Wednesday, December 03, 2008 8:35:47 PM
Written by: Julian Radbourne - December 03rd, 2008
THE TWO SHEDS REVIEW by Julian Radbourne
E-mail: julian@twoshedsreview.com
Website: www.twoshedsreview.com
On March 15th, 2004, I felt like a kid in a sweet shop, because it was on that day my television viewing habits changed. Well, for a while anyway.
That day saw the launch of The Wrestling Channel, the world’s first ever channel dedicated to the noble art of professional wrestling, and the line-up looked tremendous. From America we had Total Non-Stop Action, Major League Wrestling and Ring of Honor. From Japan we had Pro Wrestling NOAH and New Japan. From Mexico we had CMLL. And from Britain, we had the Frontier Wrestling Alliance (and the less said about that deal the better).
The euphoria only lasted for a few months. As time went on the wrestling programming became interspersed with live phone-in game shows such as Bikini Beach, and an adult entertainment show called Bang Babes (which morphed into a late-night live sex phone-in channel). Eventually, these gave way, but there was a price.
When it seemed that professional wrestling alone couldn’t sustain the channel, mixed martial arts was introduced into the equation, beginning with the British Cage Warriors promotion. Other non-wrestling programming was soon introduced, including an awful show which saw your average Joe Public enter the boxing ring to engage in fights which were frankly quite shocking and which never should have seen the light of day in the first place. Thankfully that particular show only lasted one week.
But by this time the cracks were already beginning to appear. The dream of the all-wrestling television channel seemed to be going down the pan, and when rival channel Bravo brought the rights to TNA’s programming, the writing seemed on the wall.
So after The Wrestling Channel became TWC, then TWC Fight, the Canadian-based Fight Network stepped in.
Professional wrestling was pushed to the back of the schedule, with only LDN, Ring of Honor and the decades old World of Sport shows thriving as mixed martial arts became the mainstay of the new Fight Network. At first things seemed to go quite well. It was good to see some of these promotions, even though the shows were a few years old.
But if truth be known, this particular fight fan was getting a little bored with the channel, especially when the same shows seemed to be broadcast over and over again, and there was hardly any new programming. The last Ring of Honor show I saw on the channel had a main event of Samoa Joe v C.M. Punk. The English Boxing show seemed to show the same old Billy Schwer fight all the time, and the channel’s finest moment seemed to be Amberlady Honey Wars, an Lithuanian show that saw scantily-clad young ladies rolling around in sticky honey, much to the delight of the crowd watching.
Then, this past Monday, it all came to an end. As I was channel surfing that morning, the regular programming had been replaced by a standard test card. A few hours later the channel was gone from the system completely.
At the time of writing, two days later, there still hasn’t been any official announcement from The Fight Network about the channel’s status.

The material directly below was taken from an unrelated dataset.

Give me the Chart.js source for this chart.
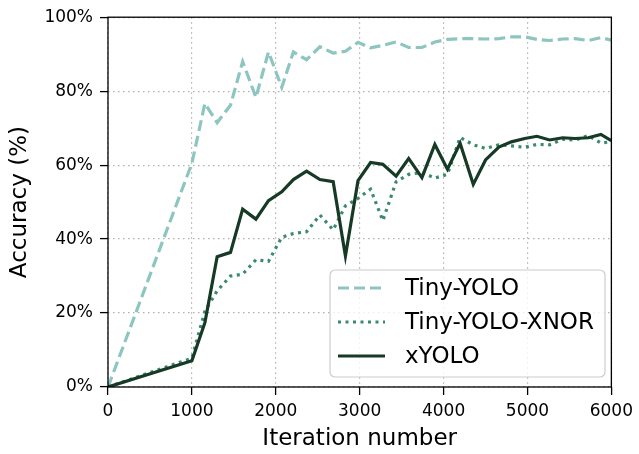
<!DOCTYPE html>
<html>
<head>
<meta charset="utf-8">
<script src="https://cdn.jsdelivr.net/npm/chart.js@4"></script>
<style>
  body { margin: 0; background: #fff; }
  #wrap { width: 639px; height: 454px; }
</style>
</head>
<body>
<div id="wrap"><canvas id="accChart" width="639" height="454"></canvas></div>
<script>
// datos
const iterations = [0, 1000, 1155, 1301, 1460, 1605, 1763, 1913, 2071, 2210, 2367, 2526, 2684, 2830, 2980,
    3130, 3276, 3434, 3584, 3742, 3896, 4046, 4197, 4354, 4500, 4659, 4808, 4967, 5113, 5263, 5421,
    5567, 5725, 5875, 6000];
const tinyYolo = [0, 60.5, 76.7, 71.5, 76.2, 88, 78.3, 90.6, 81, 90.6, 88.5, 92, 90.3, 90.8, 93.2,
    91.7, 92.4, 93.3, 91.8, 91.8, 93.3, 94, 94.2, 94.2, 94.1, 94.2, 94.7, 94.7, 94, 93.7, 94.1,
    94.2, 93.7, 94.5, 93.8];
const tinyYoloXnor = [0, 7.8, 20.5, 26, 30, 30.5, 34.4, 34, 40.5, 41.5, 42, 46.5, 42.5, 49, 51,
    53.5, 45, 55.5, 57.5, 58, 56.5, 57.5, 67.5, 65.5, 64.5, 65.5, 65.2, 64.8, 65.6, 65.5, 67,
    66.8, 68, 66, 66.3];
const xYolo = [0, 7.1, 17.4, 35.2, 36.4, 48.1, 45.4, 50.4, 52.8, 56.1, 58.4, 56.1, 55.5, 35.4, 55.8,
    60.7, 60.2, 57.0, 61.8, 56.6, 65.6, 58.9, 65.9, 54.8, 61.4, 64.9, 66.3, 67.2, 67.8, 66.8, 67.4,
    67.2, 67.4, 68.3, 66.6];
const seriesNames = ["Tiny-YOLO", "Tiny-YOLO-XNOR", "xYOLO"];
const xTicks = [0, 1000, 2000, 3000, 4000, 5000, 6000];
const yTicks = [0, 20, 40, 60, 80, 100];

const FONT = "'DejaVu Sans', sans-serif";

const toPoints = vals => vals.map((v, i) => ({ x: iterations[i], y: v }));

// marco completo (spines) + leyenda dentro del grafico
const framePlugin = {
    id: "frame",
    afterDatasetsDraw(chart) {
        const { ctx, chartArea: a } = chart;
        ctx.save();
        ctx.strokeStyle = "#000";
        ctx.lineWidth = 1.3;
        ctx.strokeRect(a.left, a.top, a.right - a.left, a.bottom - a.top);
        ctx.restore();
    },
    afterDraw(chart) {
        const { ctx } = chart;
        const box = { x: 330, y: 270, w: 275, h: 107, r: 5 };
        ctx.save();
        ctx.beginPath();
        ctx.roundRect(box.x, box.y, box.w, box.h, box.r);
        ctx.fillStyle = "rgba(255,255,255,0.8)";
        ctx.fill();
        ctx.strokeStyle = "#cccccc";
        ctx.lineWidth = 1.2;
        ctx.stroke();

        chart.data.datasets.forEach((ds, i) => {
            const y = 288 + i * 34;
            ctx.beginPath();
            ctx.setLineDash(ds.borderDash || []);
            ctx.strokeStyle = ds.borderColor;
            ctx.lineWidth = ds.borderWidth;
            ctx.moveTo(338, y);
            ctx.lineTo(385, y);
            ctx.stroke();
            ctx.setLineDash([]);
            ctx.fillStyle = "#000";
            ctx.font = "23px " + FONT;
            ctx.textBaseline = "middle";
            ctx.fillText(ds.label, 405, y + 1);
        });
        ctx.restore();
    }
};

const gridCommon = {
    color: "#b0b0b0",
    lineWidth: 1.2,
    tickColor: "#000",
    tickWidth: 1.3,
    tickLength: 8,
    tickBorderDash: []
};

new Chart(document.getElementById("accChart").getContext("2d"), {
    type: "line",
    data: {
        datasets: [{
            label: seriesNames[0],
            data: toPoints(tinyYolo),
            borderColor: "#8dc5c0",
            borderWidth: 3.2,
            borderDash: [11, 5],
            order: 3
        }, {
            label: seriesNames[1],
            data: toPoints(tinyYoloXnor),
            borderColor: "#3b8a6c",
            borderWidth: 3.2,
            borderDash: [3, 4.5],
            order: 2
        }, {
            label: seriesNames[2],
            data: toPoints(xYolo),
            borderColor: "#163a26",
            borderWidth: 3.2,
            order: 1
        }]
    },
    options: {
        responsive: false,
        animation: false,
        devicePixelRatio: 1,
        elements: { point: { radius: 0 }, line: { tension: 0, borderCapStyle: "butt", borderJoinStyle: "miter" } },
        layout: { padding: { left: 0, top: 17, right: 24, bottom: 0 } },
        plugins: { legend: { display: false }, tooltip: { enabled: false } },
        scales: {
            x: {
                type: "linear",
                min: 0,
                max: 6000,
                afterBuildTicks: s => { s.ticks = xTicks.map(v => ({ value: v })); },
                afterFit: s => { s.height = 67; },
                grid: gridCommon,
                border: { display: false, dash: [1.5, 3.5] },
                ticks: { color: "#000", font: { family: FONT, size: 17 }, padding: 6, maxRotation: 0,
                    callback: v => String(v) },
                title: { display: true, text: "Iteration number", color: "#000",
                    font: { family: FONT, size: 23 }, padding: { top: 0, bottom: 1 } }
            },
            y: {
                min: 0,
                max: 100,
                afterBuildTicks: s => { s.ticks = yTicks.map(v => ({ value: v })); },
                afterFit: s => { s.width = 108; },
                grid: gridCommon,
                border: { display: false, dash: [1.5, 3.5] },
                ticks: { color: "#000", font: { family: FONT, size: 17 }, padding: 7,
                    callback: v => v + "%" },
                title: { display: true, text: "Accuracy (%)", color: "#000",
                    font: { family: FONT, size: 23 }, padding: { top: 6, bottom: 0 } }
            }
        }
    },
    plugins: [framePlugin]
});
</script>
</body>
</html>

We still don’t know if it’s gone for good or if it will be coming back in the future.
Which means that professional wrestling and mixed martial arts fans have been hit hard in Britain. Wrestling fans will now have to make do with watching WWE on Sky, or TNA on Bravo, while the only televised MMA we’ll see in over here will come in the form of UFC on Setanta, or the occasional Cage Gladiators show on ITV4. We’re even going to lose Cage Rage when Nuts TV closes down in a few weeks. All of this will mean that fans will turn to the internet even more, looking for torrent downloads and watching the shows on their computers, which, for this old fashioned writer, just doesn’t seem right somehow. A television show should be watched on television!
A few people have posted on forums wondering what they could have done to save the channel. I think the simple answer to this was that probably nothing could be done. Perhaps if they’d actually bothered to advertise the channel, and had made more of an effort to get more up-to-date programming, then people may have watched. But in the end yours truly, like countless other combat sports fans, just got tired of seeing the same thing over and over again, and that’s what cost the channel dearly in the end.